I'm a physicist and science consultant specialized in optics, lasers and optical engineering. This blog, StarkFX, looks at what applications physics is finding today. Or, if you are looking at my StarkEffects blog, it displays my views about and interest in the interface between society and science.

Monday, November 16, 2009

Intimidated by Experts!

Activity in some of your more important brain regions such as the anterior cingulate, a part of the prefrontal cortex involved in critical analysis of what you see and hear, is suppressed at exactly the time that it needs to be engaged. Brain imaging research shows that the areas of your brain that you rely on to “watch for mistakes” are calmed down by the voice of authority. When we perceive someone to be an expert or an authority our defenses against nonsense are lowered. We are much less critical of the advice we receive when it comes from someone we classify as an expert.

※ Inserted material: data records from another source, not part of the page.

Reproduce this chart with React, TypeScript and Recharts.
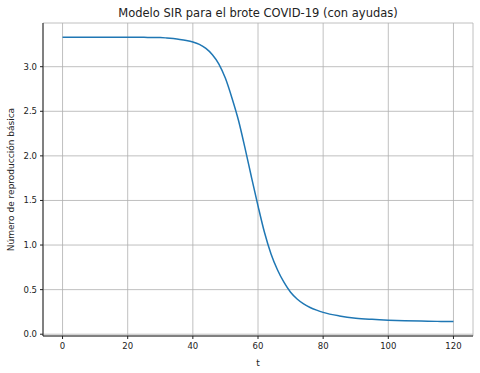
import React from 'react';
import { LineChart, Line, XAxis, YAxis, CartesianGrid } from 'recharts';

// days since start
const tValues = [
  0, 10, 20, 25, 30, 32, 34, 36, 38, 40, 42, 44, 46, 48, 50, 52, 54, 56, 58,
  60, 62, 64, 66, 68, 70, 72, 74, 76, 78, 80, 85, 90, 95, 100, 105, 110, 115,
  120,
];
// basic reproduction number
const r0Values = [
  3.33, 3.33, 3.33, 3.329, 3.327, 3.322, 3.315, 3.306, 3.294, 3.277, 3.25,
  3.205, 3.135, 3.03, 2.87, 2.65, 2.4, 2.09, 1.76, 1.44, 1.14, 0.9, 0.72, 0.58,
  0.47, 0.395, 0.34, 0.3, 0.27, 0.245, 0.205, 0.18, 0.167, 0.158, 0.152, 0.147,
  0.144, 0.142,
];
const xTicks = [0, 20, 40, 60, 80, 100, 120];
const yTicks = [0, 0.5, 1, 1.5, 2, 2.5, 3];

const data = tValues.map((t, i) => ({ t, r0: r0Values[i] }));

const font = '"DejaVu Sans", sans-serif';
const tickStyle = { fontSize: 8.5, fill: '#222', fontFamily: font };
const labelStyle = { fontSize: 9, fill: '#222', fontFamily: font };
const frame = '#222';

export default function App() {
  return (
    <div style={{ position: 'absolute', left: 0, top: 0, width: 480, height: 373 }}>
      <LineChart
        width={480}
        height={373}
        data={data}
        margin={{ top: 23, right: 7, bottom: 0, left: 0 }}
        style={{ background: '#fff' }}
      >
        <CartesianGrid stroke="#b0b0b0" strokeWidth={0.8} />
        <XAxis
          dataKey="t"
          type="number"
          domain={[-6, 126]}
          ticks={xTicks}
          height={37}
          tickSize={3}
          tickMargin={4}
          tick={tickStyle}
          axisLine={{ stroke: frame }}
          tickLine={{ stroke: frame }}
          allowDataOverflow
          label={{ value: 't', position: 'insideBottom', offset: 7, style: labelStyle }}
        />
        <XAxis
          xAxisId="top"
          orientation="top"
          type="number"
          domain={[-6, 126]}
          height={0}
          tick={false}
          tickLine={false}
          axisLine={{ stroke: frame }}
        />
        <YAxis
          type="number"
          domain={[-0.02, 3.49]}
          ticks={yTicks}
          width={43}
          tickSize={3}
          tickMargin={3}
          tick={tickStyle}
          tickFormatter={(v: number) => v.toFixed(1)}
          axisLine={{ stroke: frame }}
          tickLine={{ stroke: frame }}
          allowDataOverflow
          label={{
            value: 'Número de reproducción básica',
            angle: -90,
            position: 'insideLeft',
            offset: 11,
            style: { ...labelStyle, textAnchor: 'middle' },
          }}
        />
        <YAxis
          yAxisId="right"
          orientation="right"
          type="number"
          domain={[-0.02, 3.49]}
          width={0}
          tick={false}
          tickLine={false}
          axisLine={{ stroke: frame }}
        />
        <Line
          type="monotone"
          dataKey="r0"
          stroke="#1f77b4"
          strokeWidth={1.5}
          dot={false}
          isAnimationActive={false}
        />
      </LineChart>
      <svg
        width={480}
        height={373}
        style={{ position: 'absolute', left: 0, top: 0, pointerEvents: 'none' }}
      >
        <text x={258} y={17} textAnchor="middle" fontSize={11.5} fill="#222" fontFamily={font}>
          Modelo SIR para el brote COVID-19 (con ayudas)
        </text>
      </svg>
    </div>
  );
}
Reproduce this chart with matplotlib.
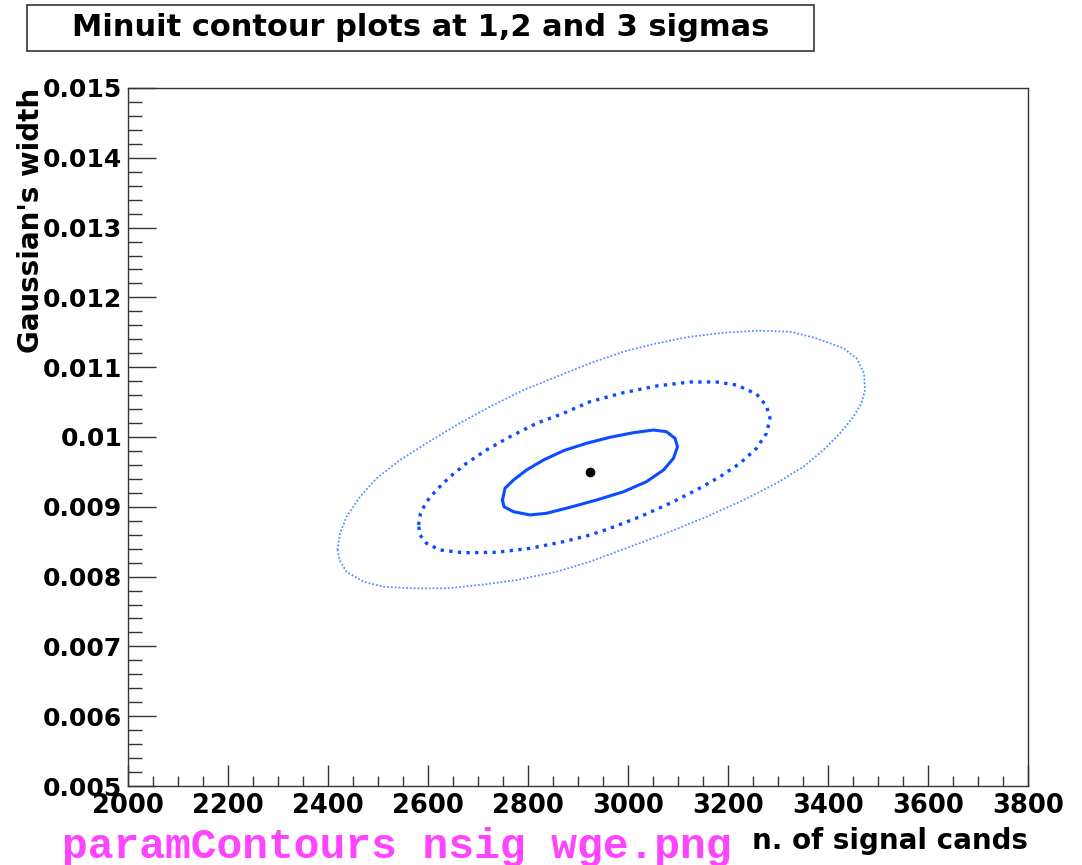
import matplotlib
matplotlib.use('Agg')
import matplotlib.pyplot as plt
from matplotlib.patches import Rectangle
from matplotlib.ticker import MultipleLocator, FuncFormatter

# fit result (best point) and the 1, 2, 3 sigma Minuit contours
best_nsig = 2924
best_width = 0.00950

sig1_nsig = [2749, 2754, 2771, 2797, 2831, 2871, 2917, 2964, 3011, 3051, 3077,
             3094, 3099, 3091, 3071, 3037, 2991, 2937, 2884, 2837, 2804, 2771,
             2752]
sig1_width = [0.009097, 0.009265, 0.009384, 0.009527, 0.009670, 0.009804,
              0.009910, 0.009996, 0.010062, 0.010100, 0.010076, 0.009981,
              0.009861, 0.009695, 0.009527, 0.009360, 0.009216, 0.009097,
              0.008993, 0.008907, 0.008883, 0.008930, 0.009001]

sig2_nsig = [2581, 2585, 2597, 2617, 2644, 2677, 2717, 2764, 2817, 2871, 2924,
             2991, 3057, 3124, 3177, 3217, 3257, 3277, 3284, 3277, 3257, 3224,
             3184, 3137, 3084, 3024, 2964, 2924, 2871, 2804, 2737, 2671, 2624,
             2597, 2584]
sig2_width = [0.008739, 0.008907, 0.009073, 0.009241, 0.009431, 0.009623,
              0.009814, 0.010004, 0.010196, 0.010340, 0.010506, 0.010635,
              0.010731, 0.010788, 0.010788, 0.010745, 0.010616, 0.010444,
              0.010268, 0.010053, 0.009838, 0.009623, 0.009431, 0.009241,
              0.009050, 0.008858, 0.008692, 0.008596, 0.008500, 0.008405,
              0.008348, 0.008342, 0.008381, 0.008477, 0.008596]

sig3_nsig = [2419, 2424, 2437, 2464, 2497, 2544, 2597, 2657, 2724, 2791, 2857,
             2924, 2991, 3057, 3124, 3191, 3257, 3324, 3377, 3431, 3457, 3472,
             3474, 3467, 3451, 3424, 3391, 3351, 3297, 3231, 3157, 3084, 3004,
             2924, 2857, 2777, 2704, 2637, 2571, 2511, 2471, 2437, 2423]
sig3_width = [0.008381, 0.008620, 0.008858, 0.009145, 0.009408, 0.009670,
              0.009910, 0.010172, 0.010434, 0.010673, 0.010864, 0.011056,
              0.011222, 0.011342, 0.011437, 0.011494, 0.011523, 0.011509,
              0.011414, 0.011271, 0.011128, 0.010913, 0.010673, 0.010483,
              0.010291, 0.010053, 0.009814, 0.009575, 0.009337, 0.009097,
              0.008858, 0.008643, 0.008428, 0.008214, 0.008070, 0.007951,
              0.007880, 0.007832, 0.007832, 0.007855, 0.007927, 0.008070,
              0.008238]

title = "Minuit contour plots at 1,2 and 3 sigmas"
xlabel = "n. of signal cands"
ylabel = "Gaussian's width"
fname = "paramContours nsig wge.png"


def closed(a):
    return list(a) + [a[0]]


plt.rcParams['font.family'] = 'DejaVu Sans'
plt.rcParams['font.weight'] = 'bold'

W, H = 1082, 865
fig = plt.figure(figsize=(W / 100, H / 100), dpi=100)
ax = fig.add_axes([128 / W, 1 - 786 / H, 900 / W, 698 / H])

ax.plot(closed(sig3_nsig), closed(sig3_width), color='#5a8cff', lw=1.3,
        linestyle=(0, (1, 1.1)), solid_joinstyle='round')
ax.plot(closed(sig2_nsig), closed(sig2_width), color='#0a4cff', lw=2.4,
        linestyle=(0, (1, 1.6)))
ax.plot(closed(sig1_nsig), closed(sig1_width), color='#0a4cff', lw=2.2,
        solid_joinstyle='round')
ax.plot([best_nsig], [best_width], 'o', color='black', ms=6)

ax.set_xlim(2000, 3800)
ax.set_ylim(0.005, 0.015)

ax.xaxis.set_major_locator(MultipleLocator(200))
ax.xaxis.set_minor_locator(MultipleLocator(50))
ax.yaxis.set_major_locator(MultipleLocator(0.001))
ax.yaxis.set_minor_locator(MultipleLocator(0.0002))
ax.xaxis.set_major_formatter(FuncFormatter(lambda v, p: '%d' % round(v)))
ax.yaxis.set_major_formatter(FuncFormatter(lambda v, p: '%g' % round(v, 4)))

ax.tick_params(axis='both', which='both', direction='in', colors='#333333',
               labelcolor='black', width=1)
ax.tick_params(axis='x', which='major', length=15, labelsize=18.5, pad=5)
ax.tick_params(axis='x', which='minor', length=7.5)
ax.tick_params(axis='y', which='major', length=20, labelsize=18, pad=4)
ax.tick_params(axis='y', which='minor', length=10)
for s in ax.spines.values():
    s.set_color('#333333')
    s.set_linewidth(1)

# title box
fig.patches.append(Rectangle((27 / W, 1 - 51 / H), 787 / W, 46 / H,
                             transform=fig.transFigure, fill=False,
                             edgecolor='#333333', lw=1.2))
fig.text(421 / W, 1 - 27 / H, title, ha='center', va='center', fontsize=22,
         fontweight='bold')

fig.text(1028 / W, 1 - 841 / H, xlabel, ha='right', va='center', fontsize=20,
         fontweight='bold')
fig.text(31 / W, 1 - 88 / H, ylabel, ha='center', va='top', rotation=90,
         fontsize=20, fontweight='bold')
fig.text(62 / W, 1 - 847 / H, fname, ha='left', va='center', fontsize=31,
         fontweight='bold', family='Liberation Mono', color='#ff44ff')

fig.savefig('out.png', dpi=100)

Such an automatic obedience response may serve a good purpose in situations where the authority has our best interest in mind but, that doesn’t happen often. Many, if not most, of the interactions we engage in involve authority figures experts. These people advise us on financial matters, fashions, relationships, careers and religious views. A great many of these people we see as experts for no other reason than they told us so. Yet, that is enough for us to dispense with the critical analysis of what they tell us and we end up doing silly things like pouring our money into mutual funds controlled by experts, listening to the critics about movies, taking the advice of political experts and even buying that product you saw on late night TV because the “scientific expert” told you all the benefits.
The reality is our society depends on experts. Unfortunately, the light side of that reality is that experts are less reliable than random chance when it comes to decisions we need to make. Just compare several years of any mutual fund to the S&P 500 or any predictions of political experts or futurists and you’ll see that a blind fold and a dart board would have done better. And, of course, there is the dark side where people masquerade as experts simply because we are more likely to buy what they are selling when they do.

Evidence based decision making is the only way around this problem. Scientific methods absolutely depend on real evidence, but you can’t assume the scientist (expert) really looked at the evidence until you analyze it yourself. Take into account what the experts, authorities and “leaders” tell you, but then wake up and put forth the effort critically analyze what you hear. Such reasoning is not easy and the majority of people in any society will never do it, but that doesn’t have to be you. Question authority. Reason about statements you hear and follow them to their logical consequences. Think –it isn’t illegal yet.